By Patricia A. Hines
The first words I said to myself when I saw the proposed 2014-15 municipal budget on the town's website were: "It's about time."
In more than 30 years of observing Fairfield government and politics, I don't recall the proposed budget being released so late in the season -- and in the nick of time, too. Budget hearings, jointly conducted by the Boards of Selectmen and Finance, began this week. Townwide debate will continue into May.
The delay of the budget's release, however, makes me wonder if our town decision-makers are sufficiently prepared to begin scrutinizing and debating the spending and revenue projections.
For the taxpayers' stake, let's hope the selectmen and financiers have done -- and will continue to do -- their due diligence.
So was the wait worth it?
First Selectman Michael Tetreau wrote in the opening pages of the budget book, "In putting together this budget, I have done my best to consider the many diverse needs of our community. Everyone wants a low tax increase. Everyone also wants top-quality services that provide the maximum value for their tax dollars. We have seniors that for too long have been a forgotten segment of our community. They want their concerns recognized. Parents of our schoolchildren want a priority on safe schools and a high quality education."
Who can argue with that sentiment?
He then described some specific requests, and wrote, "I know the boards will carefully review these recommendations. I am asking everyone to support these recommendations as presented. One of my objections is to balance our short-term needs with our long-term obligations. The overall goal is to keep Fairfield the best value in Fairfield County."
Who among us can differ on wanting Fairfield to be the best value?
But the real question is: At what cost? Let's take a look.
The $286.7 million proposed budget is nearly a 3 percent increase over the 2013-14 package. With that would come a 2.67 percent tax increase for the next fiscal year, which begins July 1. There's always opportunity to reduce that even further.
If we think back to a year ago, when Tetreau proposed a budget that was up a whopping 6.38 percent, that 3 percent doesn't look so bad. That 6.38 percent proposal, by the way, was whittled down considerably by the time the budget was adopted by the Representative Town Meeting.
As for the school budget, the Board of Education approved a recommendation of $157 million, but Tetreau estimated that the $5.5 million increase sought by the school board can be reduced by slightly more than $800,000 through adjustments to pension and electrical costs. That would give the school district a budget for 2014-15 with a 3.3 percent increase over the current fiscal year's. That seems acceptable, even though the school package would be more than 54 percent of the overall municipal budget. Read Full Article
We're still a little top heavy with personnel. The school system aside, the town itself has 461.6 full-time equivalent employees, but the information technology department wants to hire a network engineer. The department requested a salary of more than $66,000, but Tetreau reduced it to slightly more than $33,402. We can eliminate it entirely. Now is not time to hire new people.
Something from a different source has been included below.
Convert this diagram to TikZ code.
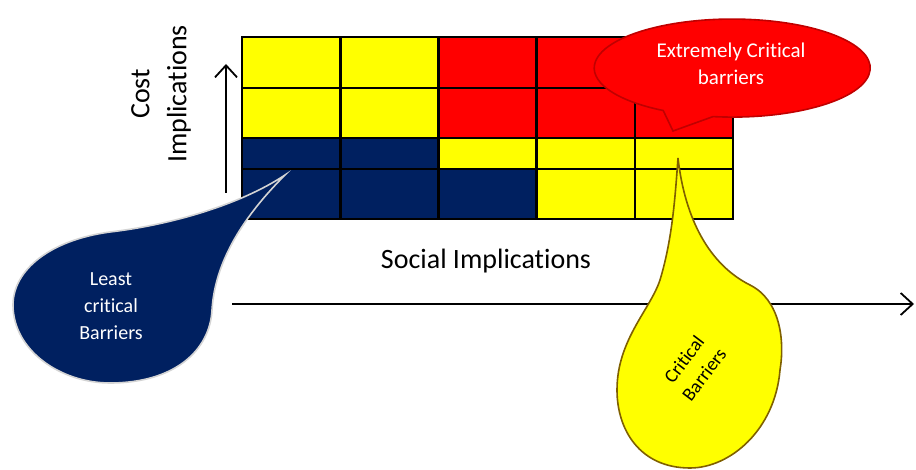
\documentclass[tikz,border=0pt]{standalone}
\usepackage{fontspec}
\setmainfont{Carlito}[RawFeature={-liga;-clig;-calt;-dlig}]
\usetikzlibrary{arrows,arrows.meta}
\definecolor{navy}{HTML}{002060}
\definecolor{mellow}{HTML}{FFFF00}
\definecolor{hotred}{HTML}{FF0000}
\definecolor{dropgray}{HTML}{D4D4D4}
\definecolor{olive}{HTML}{7F6000}
\definecolor{darkred}{HTML}{C00000}
\tikzset{cell/.style={draw=black,line width=2.6pt},
  axis/.style={-{Straight Barb[length=12pt,width=22pt]},line width=1.8pt},
  bubble/.style={line width=1.6pt}}

\begin{document}
\begin{tikzpicture}[x=1pt,y=-1pt]
\useasboundingbox (0,0) rectangle (916,470);
\coordinate(A) at (226,193);
\coordinate(B) at (226,64);
\coordinate(C) at (232,304);
\coordinate(D) at (914,304);
\foreach \c [count=\i from 0] in {mellow,mellow,hotred,hotred,hotred}
  \draw[cell,fill=\c] ({242+98.2*\i},37) rectangle ++(98.2,51);
\foreach \c [count=\i from 0] in {mellow,mellow,hotred,hotred,hotred}
  \draw[cell,fill=\c] ({242+98.2*\i},88) rectangle ++(98.2,50);
\foreach \c [count=\i from 0] in {navy,navy,mellow,mellow,mellow}
  \draw[cell,fill=\c] ({242+98.2*\i},138) rectangle ++(98.2,31);
\foreach \c [count=\i from 0] in {navy,navy,navy,mellow,mellow}
  \draw[cell,fill=\c] ({242+98.2*\i},169) rectangle ++(98.2,50);
\draw[axis] (A) -- (B);
\draw[axis] (C) -- (D);
\node[rotate=90, align=center, font=\fontsize{28}{37}\selectfont] (costlbl) at (161,94) {Cost\\Implications};
\node[font=\fontsize{28}{34}\selectfont] (sociallbl) at (486,261) {Social Implications};
\draw[bubble, draw=dropgray, fill=navy] (285,175) .. controls (240,205) and (170,225) .. (110,232)
  .. controls (50,240) and (13,270) .. (13,305) .. controls (13,350) and (60,383) .. (110,383)
  .. controls (175,383) and (210,350) .. (212,310) .. controls (215,260) and (245,215) .. cycle;
\node[white, align=center, font=\fontsize{20}{27}\selectfont] (leastlbl) at (111,306) {Least\\critical\\Barriers};
\draw[bubble, draw=olive, fill=mellow] (678,158) .. controls (685,220) and (710,265) .. (750,285)
  .. controls (780,300) and (785,340) .. (780,370) .. controls (775,430) and (730,468) .. (690,468)
  .. controls (640,468) and (617,430) .. (617,390) .. controls (617,340) and (650,310) .. (660,280)
  .. controls (672,240) and (675,200) .. cycle;
\node[rotate=53, align=center, font=\fontsize{19}{25}\selectfont] (critlbl) at (694,367) {Critical\\Barriers};
\draw[bubble, draw=darkred, fill=hotred] (713,116.6) arc[start angle=262, end angle=600, x radius=138pt, y radius=49pt] -- (673,131) -- cycle;
\node[white, align=center, font=\fontsize{21}{27}\selectfont] (extremelbl) at (731,64) {Extremely Critical\\barriers};
\end{tikzpicture}
\end{document}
As a side note, I never noticed before that the library system has 30 full-time equivalents and about a half-dozen part-timers. Are all these positions truly needed? But I ask that cautiously because criticizing anything to do with the libraries is discouraged in this town.
The biggest budget drivers, other than the schools, are capital replacements items at 30 percent more, pension costs at nearly 20 percent more and a $500,000 increase to the senior tax-relief program.
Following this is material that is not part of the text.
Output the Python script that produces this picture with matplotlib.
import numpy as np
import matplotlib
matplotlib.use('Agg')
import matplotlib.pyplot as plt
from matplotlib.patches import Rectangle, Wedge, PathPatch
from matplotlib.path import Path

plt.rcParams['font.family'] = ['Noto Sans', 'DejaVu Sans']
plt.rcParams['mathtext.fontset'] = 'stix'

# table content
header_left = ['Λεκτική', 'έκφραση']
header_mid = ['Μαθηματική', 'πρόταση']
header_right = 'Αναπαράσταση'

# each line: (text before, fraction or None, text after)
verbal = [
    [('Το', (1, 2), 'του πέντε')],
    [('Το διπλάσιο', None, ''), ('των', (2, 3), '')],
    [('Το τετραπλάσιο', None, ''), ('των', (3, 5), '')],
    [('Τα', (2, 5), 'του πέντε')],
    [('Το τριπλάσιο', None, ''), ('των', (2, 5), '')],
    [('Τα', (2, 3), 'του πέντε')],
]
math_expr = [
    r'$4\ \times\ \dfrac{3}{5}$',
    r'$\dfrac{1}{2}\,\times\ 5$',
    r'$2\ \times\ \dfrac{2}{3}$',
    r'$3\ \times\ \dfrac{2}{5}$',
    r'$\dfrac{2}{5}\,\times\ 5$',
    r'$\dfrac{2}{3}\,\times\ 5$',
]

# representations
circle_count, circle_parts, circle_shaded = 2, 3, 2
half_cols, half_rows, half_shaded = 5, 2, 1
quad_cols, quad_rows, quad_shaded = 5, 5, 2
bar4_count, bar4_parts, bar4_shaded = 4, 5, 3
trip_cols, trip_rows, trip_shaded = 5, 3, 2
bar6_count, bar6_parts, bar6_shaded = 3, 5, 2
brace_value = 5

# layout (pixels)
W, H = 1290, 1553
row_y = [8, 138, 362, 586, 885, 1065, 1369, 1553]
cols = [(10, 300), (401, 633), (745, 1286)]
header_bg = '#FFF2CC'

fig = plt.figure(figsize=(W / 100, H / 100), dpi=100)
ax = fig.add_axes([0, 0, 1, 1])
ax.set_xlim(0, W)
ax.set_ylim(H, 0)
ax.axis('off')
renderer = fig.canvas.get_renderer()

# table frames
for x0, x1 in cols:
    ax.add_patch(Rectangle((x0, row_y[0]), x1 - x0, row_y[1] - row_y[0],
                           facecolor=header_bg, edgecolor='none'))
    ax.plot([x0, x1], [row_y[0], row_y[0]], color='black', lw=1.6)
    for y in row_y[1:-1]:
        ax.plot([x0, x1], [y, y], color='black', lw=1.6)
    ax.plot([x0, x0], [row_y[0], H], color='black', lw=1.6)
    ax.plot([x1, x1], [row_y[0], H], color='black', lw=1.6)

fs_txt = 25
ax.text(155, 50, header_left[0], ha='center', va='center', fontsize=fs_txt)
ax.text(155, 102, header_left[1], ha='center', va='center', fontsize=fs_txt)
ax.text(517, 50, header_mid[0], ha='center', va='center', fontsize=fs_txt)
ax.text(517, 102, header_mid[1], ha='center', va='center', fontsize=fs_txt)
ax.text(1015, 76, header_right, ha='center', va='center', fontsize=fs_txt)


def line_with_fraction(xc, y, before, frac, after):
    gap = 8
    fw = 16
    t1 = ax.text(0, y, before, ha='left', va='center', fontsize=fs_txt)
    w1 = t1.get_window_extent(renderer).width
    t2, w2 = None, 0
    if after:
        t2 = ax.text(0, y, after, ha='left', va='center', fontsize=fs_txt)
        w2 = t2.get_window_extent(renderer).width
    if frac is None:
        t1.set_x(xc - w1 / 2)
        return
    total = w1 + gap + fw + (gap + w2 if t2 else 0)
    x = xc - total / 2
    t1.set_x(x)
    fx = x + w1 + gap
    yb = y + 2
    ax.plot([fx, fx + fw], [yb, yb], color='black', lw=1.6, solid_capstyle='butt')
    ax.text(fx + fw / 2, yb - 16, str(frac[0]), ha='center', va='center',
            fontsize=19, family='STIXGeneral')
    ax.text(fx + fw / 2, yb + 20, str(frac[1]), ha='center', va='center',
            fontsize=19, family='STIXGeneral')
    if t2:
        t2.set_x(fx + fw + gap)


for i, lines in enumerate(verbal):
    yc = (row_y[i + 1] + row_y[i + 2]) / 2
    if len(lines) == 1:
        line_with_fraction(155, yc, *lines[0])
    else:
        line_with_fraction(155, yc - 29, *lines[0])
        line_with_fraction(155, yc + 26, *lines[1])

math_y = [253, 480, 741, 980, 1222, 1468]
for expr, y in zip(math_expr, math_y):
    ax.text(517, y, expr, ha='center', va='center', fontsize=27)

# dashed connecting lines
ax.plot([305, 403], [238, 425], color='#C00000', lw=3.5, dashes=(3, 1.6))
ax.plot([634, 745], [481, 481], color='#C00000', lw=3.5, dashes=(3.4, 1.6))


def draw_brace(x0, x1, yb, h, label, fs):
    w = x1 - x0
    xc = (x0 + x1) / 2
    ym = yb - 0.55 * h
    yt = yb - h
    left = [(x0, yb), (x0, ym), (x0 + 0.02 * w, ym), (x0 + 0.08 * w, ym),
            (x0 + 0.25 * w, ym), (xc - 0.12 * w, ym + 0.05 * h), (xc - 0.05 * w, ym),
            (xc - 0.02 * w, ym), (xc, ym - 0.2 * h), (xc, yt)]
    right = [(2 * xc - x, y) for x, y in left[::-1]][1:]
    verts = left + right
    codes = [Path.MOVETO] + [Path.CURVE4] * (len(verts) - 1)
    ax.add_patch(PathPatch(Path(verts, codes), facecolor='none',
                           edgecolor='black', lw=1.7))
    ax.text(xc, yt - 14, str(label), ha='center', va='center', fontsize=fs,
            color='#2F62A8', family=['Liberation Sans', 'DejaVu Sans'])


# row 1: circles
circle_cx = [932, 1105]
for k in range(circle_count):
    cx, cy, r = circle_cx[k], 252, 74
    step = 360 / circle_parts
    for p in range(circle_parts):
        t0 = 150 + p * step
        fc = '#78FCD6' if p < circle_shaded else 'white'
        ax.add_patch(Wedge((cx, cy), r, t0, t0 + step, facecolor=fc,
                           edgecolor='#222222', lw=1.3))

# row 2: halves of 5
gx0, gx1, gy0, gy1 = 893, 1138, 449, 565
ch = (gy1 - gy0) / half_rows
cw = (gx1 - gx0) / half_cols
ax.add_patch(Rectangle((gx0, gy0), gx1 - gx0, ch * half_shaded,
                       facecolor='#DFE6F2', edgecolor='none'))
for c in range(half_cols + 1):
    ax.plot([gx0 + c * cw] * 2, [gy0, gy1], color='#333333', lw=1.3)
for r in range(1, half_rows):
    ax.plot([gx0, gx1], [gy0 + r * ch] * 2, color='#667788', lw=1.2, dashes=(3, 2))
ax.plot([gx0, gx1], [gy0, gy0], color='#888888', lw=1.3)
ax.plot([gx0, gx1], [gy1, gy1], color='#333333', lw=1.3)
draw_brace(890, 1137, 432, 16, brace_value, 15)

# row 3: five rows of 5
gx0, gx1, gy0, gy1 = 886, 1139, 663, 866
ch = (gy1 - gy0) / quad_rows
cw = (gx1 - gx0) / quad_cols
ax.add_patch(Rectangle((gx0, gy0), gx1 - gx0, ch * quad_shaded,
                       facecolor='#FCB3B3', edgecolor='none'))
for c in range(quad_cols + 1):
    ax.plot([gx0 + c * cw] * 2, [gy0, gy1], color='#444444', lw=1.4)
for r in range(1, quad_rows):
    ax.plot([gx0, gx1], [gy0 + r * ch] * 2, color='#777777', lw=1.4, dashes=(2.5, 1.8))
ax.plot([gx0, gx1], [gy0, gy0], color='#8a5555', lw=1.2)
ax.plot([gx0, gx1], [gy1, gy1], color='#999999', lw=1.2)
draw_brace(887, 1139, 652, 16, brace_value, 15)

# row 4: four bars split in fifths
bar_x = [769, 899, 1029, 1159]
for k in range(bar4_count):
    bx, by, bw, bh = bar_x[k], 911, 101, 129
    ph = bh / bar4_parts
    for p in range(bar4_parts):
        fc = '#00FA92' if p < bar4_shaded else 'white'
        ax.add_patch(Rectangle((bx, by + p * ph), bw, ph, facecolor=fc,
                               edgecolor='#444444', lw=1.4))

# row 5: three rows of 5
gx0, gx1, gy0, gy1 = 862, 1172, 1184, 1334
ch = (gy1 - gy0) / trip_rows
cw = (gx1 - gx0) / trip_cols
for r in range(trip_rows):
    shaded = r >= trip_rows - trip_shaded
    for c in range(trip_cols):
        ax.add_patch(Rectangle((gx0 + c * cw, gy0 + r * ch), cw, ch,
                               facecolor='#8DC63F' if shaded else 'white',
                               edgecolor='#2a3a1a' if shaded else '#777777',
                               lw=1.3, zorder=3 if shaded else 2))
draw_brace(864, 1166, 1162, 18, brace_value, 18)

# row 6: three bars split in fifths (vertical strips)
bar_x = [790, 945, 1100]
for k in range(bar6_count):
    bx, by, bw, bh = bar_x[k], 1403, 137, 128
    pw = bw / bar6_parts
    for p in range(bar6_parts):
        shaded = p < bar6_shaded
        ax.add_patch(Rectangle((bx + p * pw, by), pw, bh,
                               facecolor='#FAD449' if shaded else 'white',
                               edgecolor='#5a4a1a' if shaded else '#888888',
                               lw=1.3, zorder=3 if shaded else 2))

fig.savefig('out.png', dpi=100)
So far, the budget proposal seems reasonable enough -- until you read Tetreau's introductory letter a little further. "The only significant new program and additional expense is enhanced school security. These recommendations and the associated funding request will be presented separately. The fire chief, police chief, school superintendent and the administration are currently preparing and will be jointly present this proposal. The costs of these security recommendations will be an addition to the budget numbers included in this book."
The mystery is a real concern. These recommendations should have been revealed as part of the 2014-15 budget proposal, not at some uncertain time. It makes me suspicious, and I fear that taxpayers are in for a big, expensive surprise.
None of these requests are final until the RTM adopts the budget in May, and there is plenty of time for residents to become educated and voice their opinions on what they want and don't want to support with their tax dollars.
The schedule of hearings can be found on the town's website, www.fairfieldct.org.